Nosh

Hershey and Mondelez See Snacking Growth

Meagan McGinnes

Opposites attract, especially when talking about sweet and salty snacks.

On quarterly earnings calls last week, global brands The Hershey Company and Mondelez Inc. spoke to how they plan to reinvigorate their portfolios with a focus on salty snacks.

At Hershey’s, sales during the fourth quarter fell 1.6 percent and although Mondelez posted a 2.9 percent increase from the same period in 2016, the CPG powerhouse saw a slip in North American sales. In order to combat these sales slips, both companies noted that diversifying their portfolios may be the path toward sales success.

Hershey, in particular, hopes to see major growth in snacking via its acquisition of Amplify Snack Brands — the maker of SkinnyPop popcorn, Tyrrells potato chips, Oatmega protein bars and Paqui tortilla chips — for $1.6 billion.

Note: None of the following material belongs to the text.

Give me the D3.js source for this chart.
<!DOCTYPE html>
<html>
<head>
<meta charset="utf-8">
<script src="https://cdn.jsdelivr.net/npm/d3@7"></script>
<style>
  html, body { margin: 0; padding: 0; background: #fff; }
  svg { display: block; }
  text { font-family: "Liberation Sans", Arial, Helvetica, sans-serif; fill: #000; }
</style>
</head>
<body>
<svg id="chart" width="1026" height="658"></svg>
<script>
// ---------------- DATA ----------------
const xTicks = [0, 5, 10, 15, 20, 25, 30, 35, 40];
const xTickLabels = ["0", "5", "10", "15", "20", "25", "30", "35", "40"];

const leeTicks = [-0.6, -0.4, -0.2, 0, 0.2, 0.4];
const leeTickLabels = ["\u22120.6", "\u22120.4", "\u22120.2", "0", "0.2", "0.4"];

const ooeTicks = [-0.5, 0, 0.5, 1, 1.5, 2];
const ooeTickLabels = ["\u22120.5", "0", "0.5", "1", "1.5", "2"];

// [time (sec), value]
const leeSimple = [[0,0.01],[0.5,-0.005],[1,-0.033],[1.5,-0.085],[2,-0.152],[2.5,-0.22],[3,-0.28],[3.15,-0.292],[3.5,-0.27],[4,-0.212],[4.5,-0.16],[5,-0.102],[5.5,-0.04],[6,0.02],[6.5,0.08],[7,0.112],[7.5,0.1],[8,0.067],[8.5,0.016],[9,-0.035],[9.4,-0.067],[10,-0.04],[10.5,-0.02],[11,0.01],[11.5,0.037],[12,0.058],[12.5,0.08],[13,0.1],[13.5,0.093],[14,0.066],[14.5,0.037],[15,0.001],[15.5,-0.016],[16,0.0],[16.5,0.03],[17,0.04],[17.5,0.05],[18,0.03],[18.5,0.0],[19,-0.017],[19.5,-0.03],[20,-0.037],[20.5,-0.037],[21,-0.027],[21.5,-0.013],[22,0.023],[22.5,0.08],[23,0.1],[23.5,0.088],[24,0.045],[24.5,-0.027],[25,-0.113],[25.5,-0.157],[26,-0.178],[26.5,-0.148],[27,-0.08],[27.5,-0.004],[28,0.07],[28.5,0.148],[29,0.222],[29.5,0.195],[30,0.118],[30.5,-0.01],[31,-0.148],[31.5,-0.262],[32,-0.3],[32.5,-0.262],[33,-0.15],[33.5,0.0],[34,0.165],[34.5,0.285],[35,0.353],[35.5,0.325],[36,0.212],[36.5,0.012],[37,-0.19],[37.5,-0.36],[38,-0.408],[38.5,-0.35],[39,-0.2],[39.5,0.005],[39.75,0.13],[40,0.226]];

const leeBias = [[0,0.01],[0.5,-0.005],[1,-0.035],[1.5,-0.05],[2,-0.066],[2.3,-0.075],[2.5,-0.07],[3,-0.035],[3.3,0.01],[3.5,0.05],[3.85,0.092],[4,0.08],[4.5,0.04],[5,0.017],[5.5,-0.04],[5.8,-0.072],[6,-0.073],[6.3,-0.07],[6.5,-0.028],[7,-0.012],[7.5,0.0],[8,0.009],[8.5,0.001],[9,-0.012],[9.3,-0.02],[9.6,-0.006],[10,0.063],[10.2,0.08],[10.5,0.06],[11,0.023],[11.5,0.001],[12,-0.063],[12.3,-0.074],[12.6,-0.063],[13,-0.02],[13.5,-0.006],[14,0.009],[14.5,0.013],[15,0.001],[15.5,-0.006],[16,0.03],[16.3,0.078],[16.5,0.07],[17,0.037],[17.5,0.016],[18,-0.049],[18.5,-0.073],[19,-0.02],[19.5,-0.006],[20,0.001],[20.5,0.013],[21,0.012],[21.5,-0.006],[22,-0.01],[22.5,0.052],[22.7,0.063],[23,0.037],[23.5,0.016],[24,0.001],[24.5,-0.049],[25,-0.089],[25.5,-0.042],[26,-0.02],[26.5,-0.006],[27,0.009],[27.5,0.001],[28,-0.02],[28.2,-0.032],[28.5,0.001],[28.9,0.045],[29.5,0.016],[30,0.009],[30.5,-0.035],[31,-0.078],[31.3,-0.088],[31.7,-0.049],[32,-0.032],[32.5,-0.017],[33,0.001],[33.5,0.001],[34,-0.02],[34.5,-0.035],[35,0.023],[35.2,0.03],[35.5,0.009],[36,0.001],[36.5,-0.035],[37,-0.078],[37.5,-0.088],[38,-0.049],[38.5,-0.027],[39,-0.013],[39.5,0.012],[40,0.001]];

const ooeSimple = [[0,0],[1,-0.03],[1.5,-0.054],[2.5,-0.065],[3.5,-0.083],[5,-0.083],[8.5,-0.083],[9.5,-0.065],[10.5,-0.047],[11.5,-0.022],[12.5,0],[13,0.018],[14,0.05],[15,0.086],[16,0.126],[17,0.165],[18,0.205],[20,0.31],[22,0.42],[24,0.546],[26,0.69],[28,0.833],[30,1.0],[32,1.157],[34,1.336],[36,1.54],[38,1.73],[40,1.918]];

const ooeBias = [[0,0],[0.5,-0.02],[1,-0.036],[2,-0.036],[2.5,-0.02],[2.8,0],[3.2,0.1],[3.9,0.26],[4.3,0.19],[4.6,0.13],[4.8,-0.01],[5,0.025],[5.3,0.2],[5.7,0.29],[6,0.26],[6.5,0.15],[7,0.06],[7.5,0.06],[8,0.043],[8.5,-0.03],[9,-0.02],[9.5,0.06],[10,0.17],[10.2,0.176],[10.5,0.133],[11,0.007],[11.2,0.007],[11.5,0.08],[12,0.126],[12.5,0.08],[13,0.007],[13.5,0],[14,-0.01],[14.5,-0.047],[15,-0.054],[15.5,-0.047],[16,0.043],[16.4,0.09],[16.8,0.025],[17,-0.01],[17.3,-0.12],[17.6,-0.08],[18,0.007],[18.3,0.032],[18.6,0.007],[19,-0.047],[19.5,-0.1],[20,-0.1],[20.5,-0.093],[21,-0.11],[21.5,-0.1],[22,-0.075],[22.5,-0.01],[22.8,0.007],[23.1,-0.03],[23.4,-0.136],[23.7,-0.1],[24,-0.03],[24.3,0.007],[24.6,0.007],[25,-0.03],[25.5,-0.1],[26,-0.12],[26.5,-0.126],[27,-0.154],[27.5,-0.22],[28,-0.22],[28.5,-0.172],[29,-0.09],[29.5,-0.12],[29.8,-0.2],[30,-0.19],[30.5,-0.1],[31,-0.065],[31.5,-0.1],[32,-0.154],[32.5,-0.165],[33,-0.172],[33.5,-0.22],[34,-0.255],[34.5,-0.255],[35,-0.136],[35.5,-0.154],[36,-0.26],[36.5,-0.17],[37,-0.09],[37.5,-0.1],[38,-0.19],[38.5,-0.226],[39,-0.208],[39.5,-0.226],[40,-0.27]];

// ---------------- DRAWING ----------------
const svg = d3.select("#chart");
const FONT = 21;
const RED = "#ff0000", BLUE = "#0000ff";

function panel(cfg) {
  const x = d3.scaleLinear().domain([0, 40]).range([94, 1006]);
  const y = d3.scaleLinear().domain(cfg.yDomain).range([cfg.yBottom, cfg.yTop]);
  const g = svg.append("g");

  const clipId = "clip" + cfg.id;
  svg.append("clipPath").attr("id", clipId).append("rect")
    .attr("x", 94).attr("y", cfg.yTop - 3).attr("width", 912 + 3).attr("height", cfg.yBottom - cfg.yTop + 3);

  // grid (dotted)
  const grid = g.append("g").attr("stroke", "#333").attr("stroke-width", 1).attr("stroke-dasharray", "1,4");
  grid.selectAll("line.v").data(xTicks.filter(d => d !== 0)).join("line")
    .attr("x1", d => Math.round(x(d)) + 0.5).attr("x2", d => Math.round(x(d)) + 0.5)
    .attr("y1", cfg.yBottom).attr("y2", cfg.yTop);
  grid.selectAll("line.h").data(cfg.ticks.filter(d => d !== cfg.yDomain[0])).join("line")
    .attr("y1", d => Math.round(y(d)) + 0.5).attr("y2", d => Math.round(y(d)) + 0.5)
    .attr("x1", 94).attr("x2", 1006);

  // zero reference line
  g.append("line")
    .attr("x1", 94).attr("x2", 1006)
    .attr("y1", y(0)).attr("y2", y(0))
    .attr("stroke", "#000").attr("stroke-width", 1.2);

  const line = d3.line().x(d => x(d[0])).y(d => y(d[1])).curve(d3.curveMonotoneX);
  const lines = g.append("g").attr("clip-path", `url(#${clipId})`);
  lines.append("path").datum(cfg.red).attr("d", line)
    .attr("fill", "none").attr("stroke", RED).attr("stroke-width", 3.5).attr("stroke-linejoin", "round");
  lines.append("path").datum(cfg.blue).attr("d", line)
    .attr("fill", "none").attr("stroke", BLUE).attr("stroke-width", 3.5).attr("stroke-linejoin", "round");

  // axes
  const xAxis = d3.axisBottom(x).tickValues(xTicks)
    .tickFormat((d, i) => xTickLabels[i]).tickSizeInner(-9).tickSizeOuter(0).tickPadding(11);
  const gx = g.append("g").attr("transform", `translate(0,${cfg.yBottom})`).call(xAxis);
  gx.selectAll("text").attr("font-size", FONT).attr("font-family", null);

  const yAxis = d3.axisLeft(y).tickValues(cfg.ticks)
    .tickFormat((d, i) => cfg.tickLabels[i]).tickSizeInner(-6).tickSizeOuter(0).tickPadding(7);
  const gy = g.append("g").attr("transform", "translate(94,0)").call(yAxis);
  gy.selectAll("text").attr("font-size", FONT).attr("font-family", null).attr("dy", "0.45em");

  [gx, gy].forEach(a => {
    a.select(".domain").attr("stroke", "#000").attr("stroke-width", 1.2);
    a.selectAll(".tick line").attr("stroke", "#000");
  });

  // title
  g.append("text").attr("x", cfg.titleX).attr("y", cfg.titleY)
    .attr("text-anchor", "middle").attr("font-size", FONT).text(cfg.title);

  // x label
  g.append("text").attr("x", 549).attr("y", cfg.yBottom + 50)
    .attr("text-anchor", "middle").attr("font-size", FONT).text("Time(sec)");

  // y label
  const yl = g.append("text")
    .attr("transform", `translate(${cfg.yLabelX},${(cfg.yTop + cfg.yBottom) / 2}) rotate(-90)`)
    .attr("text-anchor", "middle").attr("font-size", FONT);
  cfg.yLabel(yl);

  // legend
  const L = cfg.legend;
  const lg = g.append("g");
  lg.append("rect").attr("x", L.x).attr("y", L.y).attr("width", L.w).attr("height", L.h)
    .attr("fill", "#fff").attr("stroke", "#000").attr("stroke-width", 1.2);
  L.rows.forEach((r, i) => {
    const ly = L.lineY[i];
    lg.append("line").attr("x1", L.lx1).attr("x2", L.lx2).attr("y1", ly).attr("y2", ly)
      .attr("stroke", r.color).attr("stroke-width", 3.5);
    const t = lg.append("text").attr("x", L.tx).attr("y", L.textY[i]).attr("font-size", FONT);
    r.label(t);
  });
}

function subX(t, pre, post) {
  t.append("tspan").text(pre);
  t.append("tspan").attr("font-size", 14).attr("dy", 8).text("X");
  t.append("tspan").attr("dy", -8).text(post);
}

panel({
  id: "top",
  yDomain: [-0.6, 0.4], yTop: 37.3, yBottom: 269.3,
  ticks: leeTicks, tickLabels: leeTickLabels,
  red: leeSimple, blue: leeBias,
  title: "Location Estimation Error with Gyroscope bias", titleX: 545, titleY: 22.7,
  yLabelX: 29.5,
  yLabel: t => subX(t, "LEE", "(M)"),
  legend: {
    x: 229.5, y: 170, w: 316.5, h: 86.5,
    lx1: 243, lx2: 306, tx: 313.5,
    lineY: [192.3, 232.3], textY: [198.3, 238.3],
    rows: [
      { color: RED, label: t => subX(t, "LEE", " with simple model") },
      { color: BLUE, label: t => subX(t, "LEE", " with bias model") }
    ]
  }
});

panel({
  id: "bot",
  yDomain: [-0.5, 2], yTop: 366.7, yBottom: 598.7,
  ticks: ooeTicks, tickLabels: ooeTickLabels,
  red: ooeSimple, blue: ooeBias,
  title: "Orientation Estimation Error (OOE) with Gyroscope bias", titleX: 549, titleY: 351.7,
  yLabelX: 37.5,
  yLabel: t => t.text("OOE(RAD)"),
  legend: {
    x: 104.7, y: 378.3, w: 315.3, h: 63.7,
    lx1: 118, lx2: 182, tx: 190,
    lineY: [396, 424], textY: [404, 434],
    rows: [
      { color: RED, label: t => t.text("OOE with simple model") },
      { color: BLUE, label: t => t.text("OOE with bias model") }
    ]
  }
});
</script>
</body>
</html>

CEO Michele Buck told analysts that she was “very excited” about the acquisition because it will compliment the company’s previous acquisition of meat snack maker Krave Pure Foods and give the company a greater presence in the salty snack aisle.

“We intend to bring scale and category management capabilities to this key sub-segment allowing us to capture more consumer snacking occasions with a broader portfolio of brands,” Buck said.

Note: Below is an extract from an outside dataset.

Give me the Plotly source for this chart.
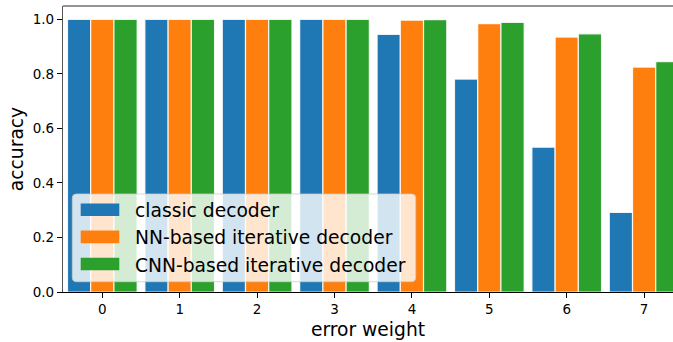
import plotly.graph_objects as go

categories = [0, 1, 2, 3, 4, 5, 6, 7]
classic = [1.0, 1.0, 1.0, 1.0, 0.945, 0.781, 0.531, 0.292]
nn_iter = [1.0, 1.0, 1.0, 1.0, 0.997, 0.984, 0.935, 0.825]
cnn_iter = [1.0, 1.0, 1.0, 1.0, 0.999, 0.989, 0.947, 0.845]
series_names = ["classic decoder", "NN-based iterative decoder", "CNN-based iterative decoder"]
colors = ["#1f77b4", "#ff7f0e", "#2ca02c"]
y_ticks = [0.0, 0.2, 0.4, 0.6, 0.8, 1.0]

W, H = 673, 342
L, R, T, B = 63, 0, 6, 50
pw, ph = W - L - R, H - T - B


def px(xp):
    return (xp - L) / pw


def py(yp):
    return (H - B - yp) / ph


FONT = "DejaVu Sans"
fig = go.Figure()
for name, vals, c in zip(series_names, [classic, nn_iter, cnn_iter], colors):
    fig.add_trace(go.Bar(x=categories, y=vals, name=name, marker=dict(color=c, line=dict(color="rgba(255,255,255,0.85)", width=1.2)),
                         showlegend=False, hoverinfo="skip"))

shapes = []
# top spine
shapes.append(dict(type="line", xref="paper", yref="paper", x0=0, x1=1, y0=1, y1=1,
                   line=dict(color="#707070", width=1.5), layer="above"))
# legend box with rounded corners
x0, x1, y0, y1 = px(72.3), px(415.7), py(281.7), py(194)
rx, ry = 4 / pw, 4 / ph
path = (f"M{x0+rx},{y0} L{x1-rx},{y0} Q{x1},{y0} {x1},{y0+ry} L{x1},{y1-ry} Q{x1},{y1} {x1-rx},{y1} "
        f"L{x0+rx},{y1} Q{x0},{y1} {x0},{y1-ry} L{x0},{y0+ry} Q{x0},{y0} {x0+rx},{y0} Z")
shapes.append(dict(type="path", xref="paper", yref="paper", path=path,
                   fillcolor="rgba(255,255,255,0.8)", line=dict(color="rgba(204,204,204,0.8)", width=1), layer="above"))
annotations = []
row_centers = [209.7, 236.9, 264.0]
for name, c, yc in zip(series_names, colors, row_centers):
    shapes.append(dict(type="rect", xref="paper", yref="paper", x0=px(80.7), x1=px(119.3),
                       y0=py(yc + 6.3), y1=py(yc - 6.3), fillcolor=c, line=dict(width=0), layer="above"))
    annotations.append(dict(xref="paper", yref="paper", x=px(132.5), y=py(yc + 1), text=name, showarrow=False,
                            xanchor="left", yanchor="middle", font=dict(family=FONT, size=18.7, color="#000")))

fig.update_layout(
    width=W, height=H, autosize=False,
    margin=dict(l=L, r=R, t=T, b=B),
    paper_bgcolor="white", plot_bgcolor="white",
    barmode="group", bargap=0.1, bargroupgap=0,
    font=dict(family=FONT, color="#000"),
    shapes=shapes, annotations=annotations,
    xaxis=dict(range=[-0.508, 7.373], tickmode="array", tickvals=categories, ticktext=[str(c) for c in categories],
               showgrid=False, zeroline=False, showline=True, linecolor="#000", linewidth=1.3,
               ticks="outside", ticklen=5, tickwidth=1.1, tickcolor="#000",
               tickfont=dict(family=FONT, size=13.5, color="#000"),
               title=dict(text="error weight", font=dict(family=FONT, size=18.7, color="#000"), standoff=6)),
    yaxis=dict(range=[0, 1.049], tickmode="array", tickvals=y_ticks, ticktext=[f"{v:.1f}" for v in y_ticks],
               showgrid=False, zeroline=False, showline=True, linecolor="#555", linewidth=1.3,
               ticks="outside", ticklen=5, tickwidth=1.1, tickcolor="#000",
               tickfont=dict(family=FONT, size=13.5, color="#000"),
               title=dict(text="accuracy", font=dict(family=FONT, size=18.7, color="#000"), standoff=4)),
)
fig.write_html("out.html", config={"displayModeBar": False},
               post_script="document.body.style.margin='0';document.body.style.overflow='hidden';")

Since announcing the deal, Hershey has subsequently determined that Amplify will operate as a “standalone business” out of its current Austin, Texas headquarters in order to maintain its “entrepreneurial mindset.” The Hershey’s team plans to share insights it has gathered via its emerging brands group — which includes snack brand barkTHINS — to help build out the snack brand’s strategy under this new ownership.

Buck said she will reveal further details of Hershey’s snack plan later this month at the Consumer Analysts Group of New York conference.

“As you look across the retail box, U.S. snack real growth has been consistent, and we believe snacks consumption will continue to increase. We have the right portfolio and brands to win.” Buck said, adding, “Our goal is to capture more consumer-snacking occasions with a broader portfolio of brands.”

Mondelez also saw signs of success in snack, according to its earnings call. Mondelez CEO Dirk Van de Put, who led his first earnings call since succeeding Irene Rosenfeld in November 2017, said the company saw an unprecedented increase in its snacking offerings this quarter thanks to the new products the company has recently launched.

“We have a simple yet powerful purpose and vision for the company,” Van de Put told analysts, “which is to create more moments of joy by building the best snacking company in the world.”

Two highlights of the portfolio, Van de Put noted, were Good Thins, a line of crackers made with rice, chickpeas, potatoes, corn and oats, and Vea, the company’s line of non-GMO, natural-focused crackers and snack bars. While Vea may not make the same splash as Mondelez’s Oreo brand, Van De Put said its an important part of the business.

“As you know, [Vea is] a new brand. It takes a little bit of time to build brand awareness and consumer trial,” Van de Put said. “It’s highly incremental and I think we feel pretty good about it.”

For 2018’s innovation pipeline, Van de Put said the focus is on “renovation.” From new products to better-for-you attributes, he said to expect improvements across all the company’s core brands, including its biscuit line as early as this summer.

The company betting on better-for-you additions and brand “renovations” exemplify how large food manufacturers are trying to respond to changing food consumption habits toward a focus on snacking. According to research firm FONA, 83 percent of consumers snack daily and 26 percent of those consumers snack between meals to “treat or reward” themselves.